The law is STILL that you can't have more than 6 meeting OUTSIDE. Not inside. So that means you can't legally do this in your own home as a private arrangement.
And if you can only have a max of 6 then you need to be volunteering more than 2 hours of your time. So thats a bit of a problem.
As such this proves something of a problem in terms of where you are going to have this childcare and where you are going to have this childcare.
If you term yourself as childcare to get around that problem of the rules of private gathering, you then have to go down the more formal route adhere to childcare regulations and bubbles etc, with no more than 15 children. As well childcare qualifications, DBS etc.
An example: if you volunteer for an organisation like the Scouts, its basic safeguarding to never be alone in sole change of a group of children - both for their safety and your safety for a variety of reasons.
Again you are going to need people to volunteer for more than 2 hours to cover a full working week.
You also have to consider what the kids are going to DO for all those hours. That involves a degree of planning and resources. Thats extra time OUTSIDE those used for childcare. And that involves money.
If you decide to ignore all this you run the risk of falling foul of the law or other complications.
This also gives you a bit of a head ache in terms of where you have hold this childcare. As it stands many community halls will be closed - because of the law - and because if they do ignore that, they won't have building insurance and you won't have public liability insurance (if you hire a hall as an individual you are usually covered by the owners public liability insurance - which is one reason they won't hire out to individuals at the moment). Its therefore too much of a risk for them to hire out. Until there is a change in the regulations in how many can met and what is allowed to be open, this is a none starter for an option.
And again, who is going to pay for premises even if you can find them? All premises have overheads so even a minimal charitable rate is going to cost something.
That leaves you with office space. And this is where there possibly could be an option I guess. Employers could in theory use their space for on site childcare within the rules. And in terms of having enough people to run it, it could be in businesses interests to free up staff to enable this. However theres limits on the amount of space available and many places will have more staff wanting to take advantage of this than there is space. You also have the issue of training and DBS checks and how long this takes to set up.
You are also going to have to have someone set this all up, devising rotors, communication etc etc. Thats outside your childcare hours too.
In my opinion the idea doesn't fall down because people won't volunteer but of the number of hours you'd have to volunteer and because of the other practical problems and the limitations of the law around childcare and covid-19.

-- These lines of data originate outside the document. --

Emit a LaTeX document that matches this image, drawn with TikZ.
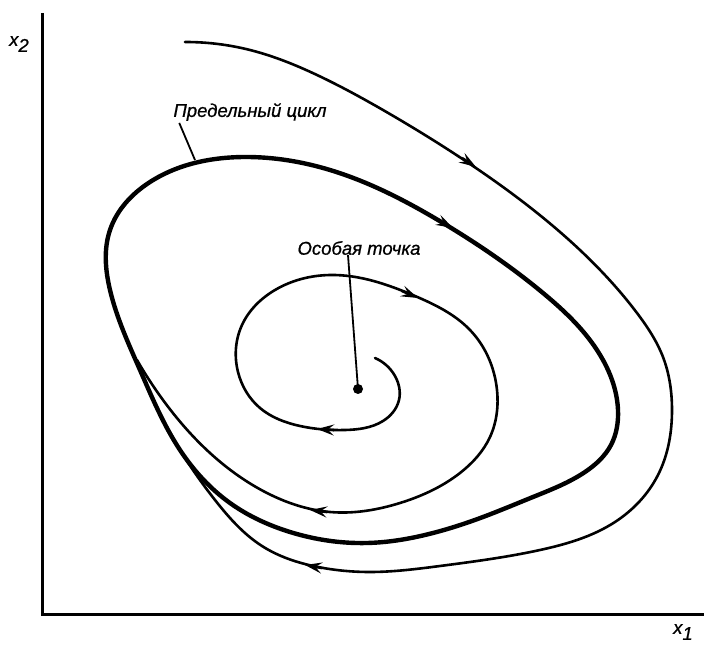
\documentclass[tikz,border=0pt]{standalone}
\usepackage{fontspec}
\setmainfont{Liberation Sans}
\newfontfamily\lblfont[FakeBold=0.8]{Liberation Sans}
\usetikzlibrary{arrows.meta,hobby}
\begin{document}
\begin{tikzpicture}[x=1pt,y=-1pt,
  thinline/.style={line width=2.6pt, line cap=round, line join=round},
  thickline/.style={line width=4.4pt, line join=round},
  axisline/.style={line width=3pt},
  lbl/.style={font=\lblfont\fontsize{18.5}{22}\selectfont\itshape, inner sep=0pt},
  flowtip/.style={-{Stealth[length=17pt,width=11pt,inset=6.5pt]}, line width=2.6pt},
  leader/.style={line width=1.8pt},
]
\useasboundingbox (0,0) rectangle (705,647);
% axes
\coordinate (ytop) at (42,13);
\coordinate (orig) at (42,614);
\coordinate (xend) at (704,614);
\draw[axisline] (ytop) -- (orig) -- (xend);
\node[lbl] (x2lbl) at (19,44) {x\raisebox{-6pt}{2}};
\node[lbl] (x1lbl) at (683,632) {x\raisebox{-6pt}{1}};
% limit cycle
\draw[thickline, use Hobby shortcut, closed=true]
 (245,157) .. (330,170) .. (443,223) .. (543,293) .. (603,360)
 .. (618,410) .. (611,445) .. (585,472) .. (533,497) .. (483,517)
 .. (433,533) .. (367,543) .. (290,532) .. (230,503) .. (180,450)
 .. (140,370) .. (110,290) .. (110,230) .. (150,182);
% outer trajectory
\draw[thinline, use Hobby shortcut]
 (185,42) .. (250,50) .. (317,75) .. (383,110) .. (467,162) .. (560,232)
 .. (637,313) .. (663,357) .. (672,410) .. (658,475) .. (615,522)
 .. (540,550) .. (440,566) .. (370,572) .. (318,567) .. (262,546)
 .. (215,500) .. (180,450) .. (156,405);
% inner spiral from the singular point
\draw[thinline, use Hobby shortcut]
 (375,358) .. (395,376) .. (399,400) .. (383,421) .. (345,430) .. (300,426)
 .. (260,408) .. (238,372) .. (242,325) .. (275,290) .. (330,275)
 .. (415,296) .. (470,330) .. (497,390) .. (490,437) .. (460,473)
 .. (400,503) .. (330,512) .. (267,493) .. (210,453) .. (163,400)
 .. (137,360);
% arrow heads
\coordinate (a1b) at (462,158); \coordinate (a1t) at (476,167);
\coordinate (a2b) at (438,220); \coordinate (a2t) at (453,228);
\coordinate (a3b) at (402,291); \coordinate (a3t) at (418,298);
\coordinate (a4b) at (334,430); \coordinate (a4t) at (317,429);
\coordinate (a5b) at (327,512); \coordinate (a5t) at (310,510);
\coordinate (a6b) at (322,568); \coordinate (a6t) at (305,565);
\draw[flowtip] (a1b) -- (a1t);
\draw[flowtip] (a2b) -- (a2t);
\draw[flowtip] (a3b) -- (a3t);
\draw[flowtip] (a4b) -- (a4t);
\draw[flowtip] (a5b) -- (a5t);
\draw[flowtip] (a6b) -- (a6t);
% singular point
\node[circle, fill, inner sep=0pt, minimum size=10pt] (sp) at (358,389) {};
\node[lbl] (splbl) at (359,248) {Особая точка};
\draw[leader] ([xshift=-11pt]splbl.south) -- (sp.center);
% limit cycle label
\node[lbl] (lclbl) at (250,112) {Предельный цикл};
\coordinate (lcp) at (195,160);
\draw[leader] ([xshift=6pt,yshift=-2pt]lclbl.south west) -- (lcp);
\end{tikzpicture}
\end{document}
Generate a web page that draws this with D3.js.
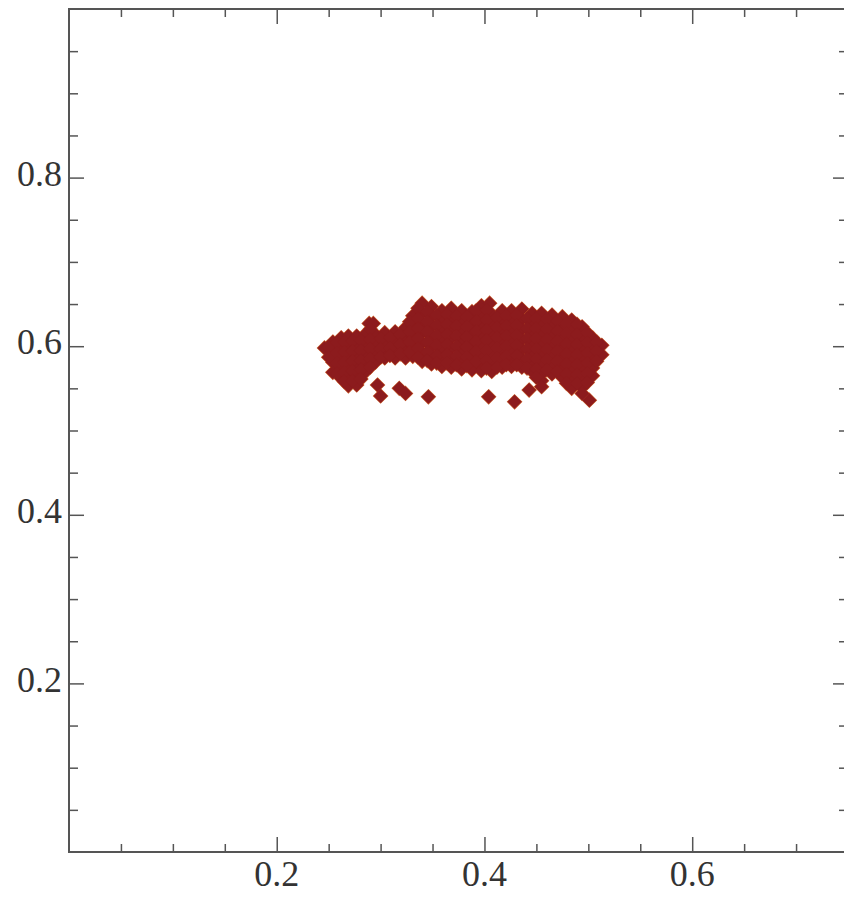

By the time you've managed all this, we could be into summer. The rules may have all change and summer groups allowed to run as normal anyway.
Nice idea. One away with the fairies that hasn't really thought about in a real world practical sort of way. Its pretty clear the OP has never done any kind of volunteering with children and the organisation it requires to run. Its the sort of suggestion that winds me up as someone who does understand this - it shows the sheer lack of understanding of all the hard work - seen and more to the point unseen - that goes into running schools, childcare and childrens activities either on a professional or voluntary level. People think its easy and that people just turn up for their shift and then fuck off home and don't think about it again until they are next there.
As I say, one to firmly file under 'LaLa Land'.